Classic sci-fi novel The Sparrow may finally be out of development hell

After more than 15 years of new scripts, false starts and two different Hollywood options, it looks like one of the most acclaimed science fiction novels of the last two decades may finally get filmed.

Mary Doria Russell's The Sparrow was released back in 1996 to huge acclaim, both as a work of science fiction and as a work of literary significance. It garnered, among other honors, the Arthur C. Clarke Award and the John W. Campbell Award for Best New Writer. It's the story of first contact with an alien planet in the year 2019, and the failed mission by the Jesuit Order to travel to that planet, and it's still praised for its big ideas and philosphical depth. 

Thanks to all that acclaim, Hollywood came calling early. In the late '90s, Universal Studios optioned it with plans for Antonio Banderas to star, but they couldn't get it off the ground. Then in 2006 Warner Bros. and Brad Pitt's production company picked up the option for Pitt to star. Again, no luck. Russell even took a crack at a screenplay herself at one point, but it was never filmed.

Now it seems the small screen might be coming to the rescue. Russell confirmed on her blog Friday that AMC has picked up The Sparrow and its sequel Children of God for a possible series. After getting numerous questions from fans about her involvement with the project, Russell also took to her Facebook page to let everyone know that she's really not involved at all.

"I won't be writing scripts. I won't have input to scripts. I don't expect to be consulted in any way on scripts, casting, or story arc," she said.

Still, thanks to the success AMC's had with shows like Mad MenBreaking Bad and, of course, The Walking Dead, Russell is cautiously optimistic about her novel's third time out in the development cycle, especially since HBO is also at work on an adaptation of Doc, her latest historical novel about the life of legendary western figure Doc Holliday.

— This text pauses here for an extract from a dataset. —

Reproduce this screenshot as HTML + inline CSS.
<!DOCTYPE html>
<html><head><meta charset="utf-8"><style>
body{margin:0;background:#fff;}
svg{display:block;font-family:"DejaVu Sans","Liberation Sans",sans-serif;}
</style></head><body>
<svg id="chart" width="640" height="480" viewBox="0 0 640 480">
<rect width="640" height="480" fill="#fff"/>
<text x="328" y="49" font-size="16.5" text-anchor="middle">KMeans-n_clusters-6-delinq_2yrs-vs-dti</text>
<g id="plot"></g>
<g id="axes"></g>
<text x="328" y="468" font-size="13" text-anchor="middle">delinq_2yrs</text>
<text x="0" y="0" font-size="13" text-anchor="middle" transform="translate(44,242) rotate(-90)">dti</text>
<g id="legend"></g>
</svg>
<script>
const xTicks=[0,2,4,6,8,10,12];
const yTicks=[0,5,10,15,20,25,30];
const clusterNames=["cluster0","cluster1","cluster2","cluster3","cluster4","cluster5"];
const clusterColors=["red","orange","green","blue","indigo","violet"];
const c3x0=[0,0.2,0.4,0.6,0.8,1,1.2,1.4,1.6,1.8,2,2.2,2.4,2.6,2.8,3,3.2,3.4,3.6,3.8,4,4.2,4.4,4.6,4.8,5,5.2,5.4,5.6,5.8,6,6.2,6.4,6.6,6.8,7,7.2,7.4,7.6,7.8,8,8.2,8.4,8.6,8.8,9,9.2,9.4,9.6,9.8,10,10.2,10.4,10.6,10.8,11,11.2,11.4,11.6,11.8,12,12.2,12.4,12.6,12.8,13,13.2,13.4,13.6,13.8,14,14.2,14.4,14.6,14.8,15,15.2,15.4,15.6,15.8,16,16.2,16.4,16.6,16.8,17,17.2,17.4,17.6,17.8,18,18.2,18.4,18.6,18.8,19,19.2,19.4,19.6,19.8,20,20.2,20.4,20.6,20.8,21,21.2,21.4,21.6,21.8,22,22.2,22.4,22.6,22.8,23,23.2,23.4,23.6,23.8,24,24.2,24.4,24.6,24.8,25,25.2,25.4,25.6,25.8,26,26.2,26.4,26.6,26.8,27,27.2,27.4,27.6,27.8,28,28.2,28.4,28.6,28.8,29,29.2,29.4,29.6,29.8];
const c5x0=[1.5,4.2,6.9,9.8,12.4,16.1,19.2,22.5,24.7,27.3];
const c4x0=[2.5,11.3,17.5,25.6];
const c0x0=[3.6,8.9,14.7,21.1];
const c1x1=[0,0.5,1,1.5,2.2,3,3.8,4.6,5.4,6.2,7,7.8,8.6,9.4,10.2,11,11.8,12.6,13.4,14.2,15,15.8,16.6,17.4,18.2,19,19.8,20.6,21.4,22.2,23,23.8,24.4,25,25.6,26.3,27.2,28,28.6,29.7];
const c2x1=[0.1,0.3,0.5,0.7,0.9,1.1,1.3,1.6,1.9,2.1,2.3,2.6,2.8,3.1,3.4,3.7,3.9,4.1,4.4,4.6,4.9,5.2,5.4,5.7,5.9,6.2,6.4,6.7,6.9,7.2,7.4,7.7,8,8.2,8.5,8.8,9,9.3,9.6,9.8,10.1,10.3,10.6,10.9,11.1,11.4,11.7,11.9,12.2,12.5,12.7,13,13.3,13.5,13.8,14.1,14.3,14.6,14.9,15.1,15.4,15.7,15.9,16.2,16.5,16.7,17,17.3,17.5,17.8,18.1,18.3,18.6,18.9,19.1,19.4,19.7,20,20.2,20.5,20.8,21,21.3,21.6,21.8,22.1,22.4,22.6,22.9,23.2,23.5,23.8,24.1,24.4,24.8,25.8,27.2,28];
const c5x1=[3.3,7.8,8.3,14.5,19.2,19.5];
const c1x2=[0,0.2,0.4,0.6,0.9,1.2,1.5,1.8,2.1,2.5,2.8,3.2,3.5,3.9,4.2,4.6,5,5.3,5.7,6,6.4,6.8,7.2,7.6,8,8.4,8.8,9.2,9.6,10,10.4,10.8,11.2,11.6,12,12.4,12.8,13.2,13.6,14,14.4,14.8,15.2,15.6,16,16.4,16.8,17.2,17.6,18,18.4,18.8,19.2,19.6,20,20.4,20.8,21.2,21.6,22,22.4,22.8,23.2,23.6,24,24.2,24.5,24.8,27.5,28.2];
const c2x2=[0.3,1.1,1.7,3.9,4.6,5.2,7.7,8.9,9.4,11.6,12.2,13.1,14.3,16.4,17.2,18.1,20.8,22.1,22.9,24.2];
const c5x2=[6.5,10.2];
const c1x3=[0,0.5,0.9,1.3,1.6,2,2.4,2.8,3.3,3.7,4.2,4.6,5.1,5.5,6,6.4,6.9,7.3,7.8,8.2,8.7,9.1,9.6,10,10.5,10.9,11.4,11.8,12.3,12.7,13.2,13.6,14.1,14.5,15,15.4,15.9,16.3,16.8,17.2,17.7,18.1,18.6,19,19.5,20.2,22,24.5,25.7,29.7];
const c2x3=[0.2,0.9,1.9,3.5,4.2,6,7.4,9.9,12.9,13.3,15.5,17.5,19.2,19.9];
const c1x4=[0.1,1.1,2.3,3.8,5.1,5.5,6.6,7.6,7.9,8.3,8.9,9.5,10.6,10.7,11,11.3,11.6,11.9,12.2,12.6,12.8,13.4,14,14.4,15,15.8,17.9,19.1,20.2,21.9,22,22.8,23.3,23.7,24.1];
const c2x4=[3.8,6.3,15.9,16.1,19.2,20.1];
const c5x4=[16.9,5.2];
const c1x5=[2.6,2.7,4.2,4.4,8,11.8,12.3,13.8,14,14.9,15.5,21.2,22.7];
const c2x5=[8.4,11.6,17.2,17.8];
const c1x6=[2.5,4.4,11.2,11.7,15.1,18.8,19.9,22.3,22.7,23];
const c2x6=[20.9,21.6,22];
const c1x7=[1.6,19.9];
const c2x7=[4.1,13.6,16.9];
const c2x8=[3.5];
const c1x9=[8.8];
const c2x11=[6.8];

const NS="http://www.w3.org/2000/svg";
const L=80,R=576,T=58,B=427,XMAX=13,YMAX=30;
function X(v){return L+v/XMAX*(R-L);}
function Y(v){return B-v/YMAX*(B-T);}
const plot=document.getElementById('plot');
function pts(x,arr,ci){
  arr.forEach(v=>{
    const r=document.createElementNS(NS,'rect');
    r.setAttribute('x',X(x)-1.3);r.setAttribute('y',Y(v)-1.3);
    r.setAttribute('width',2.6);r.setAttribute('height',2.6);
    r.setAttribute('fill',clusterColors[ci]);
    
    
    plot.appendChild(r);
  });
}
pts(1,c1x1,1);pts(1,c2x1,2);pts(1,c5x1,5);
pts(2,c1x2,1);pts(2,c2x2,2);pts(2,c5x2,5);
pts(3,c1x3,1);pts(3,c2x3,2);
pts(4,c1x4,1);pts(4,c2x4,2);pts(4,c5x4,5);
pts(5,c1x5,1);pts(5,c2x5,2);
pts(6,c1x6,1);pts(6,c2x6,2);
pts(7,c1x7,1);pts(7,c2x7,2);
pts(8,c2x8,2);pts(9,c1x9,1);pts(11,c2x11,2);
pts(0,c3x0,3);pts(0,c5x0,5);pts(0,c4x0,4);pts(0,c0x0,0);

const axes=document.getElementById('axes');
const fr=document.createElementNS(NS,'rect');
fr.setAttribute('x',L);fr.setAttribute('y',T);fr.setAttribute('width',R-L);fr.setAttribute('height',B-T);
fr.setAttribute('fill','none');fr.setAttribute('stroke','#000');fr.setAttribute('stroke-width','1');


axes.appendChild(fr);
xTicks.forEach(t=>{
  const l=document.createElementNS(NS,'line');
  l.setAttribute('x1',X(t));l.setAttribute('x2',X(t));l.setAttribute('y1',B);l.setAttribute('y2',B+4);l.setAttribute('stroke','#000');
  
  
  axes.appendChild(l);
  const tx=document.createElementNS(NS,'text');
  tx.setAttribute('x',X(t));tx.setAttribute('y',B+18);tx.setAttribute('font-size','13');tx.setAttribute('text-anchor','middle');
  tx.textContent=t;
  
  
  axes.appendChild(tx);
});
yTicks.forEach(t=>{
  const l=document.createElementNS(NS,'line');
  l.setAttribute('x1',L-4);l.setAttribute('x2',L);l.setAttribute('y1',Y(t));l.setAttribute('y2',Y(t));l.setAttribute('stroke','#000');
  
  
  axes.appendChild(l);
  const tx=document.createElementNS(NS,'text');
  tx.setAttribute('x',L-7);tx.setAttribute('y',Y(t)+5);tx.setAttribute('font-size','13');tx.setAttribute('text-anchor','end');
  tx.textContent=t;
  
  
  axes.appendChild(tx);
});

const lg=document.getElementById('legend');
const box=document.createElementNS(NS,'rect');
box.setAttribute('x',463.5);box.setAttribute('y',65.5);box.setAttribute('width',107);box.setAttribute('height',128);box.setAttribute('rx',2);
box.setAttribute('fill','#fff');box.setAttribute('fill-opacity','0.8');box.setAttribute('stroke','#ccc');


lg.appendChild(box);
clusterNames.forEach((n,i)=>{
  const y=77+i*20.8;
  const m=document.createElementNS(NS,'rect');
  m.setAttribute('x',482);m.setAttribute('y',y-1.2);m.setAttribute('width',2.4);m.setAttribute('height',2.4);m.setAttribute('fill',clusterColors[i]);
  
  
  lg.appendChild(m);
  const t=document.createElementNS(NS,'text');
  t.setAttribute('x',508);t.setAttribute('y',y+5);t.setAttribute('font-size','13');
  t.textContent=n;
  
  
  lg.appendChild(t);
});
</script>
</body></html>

"I suspect that what I write is better suited to long-form television than to feature-length films. There is now a real possibility that in a couple of years Doc will be on HBO and The Sparrow will be on AMC. Very cool. Very cool, indeed… But nothing is real in Hollywood until the cinematographer is on the set eating a breakfast burrito. For now, we just sit back and wait to see what happens."

What do you think? Will the third time be the charm for Russell and her much-beloved book?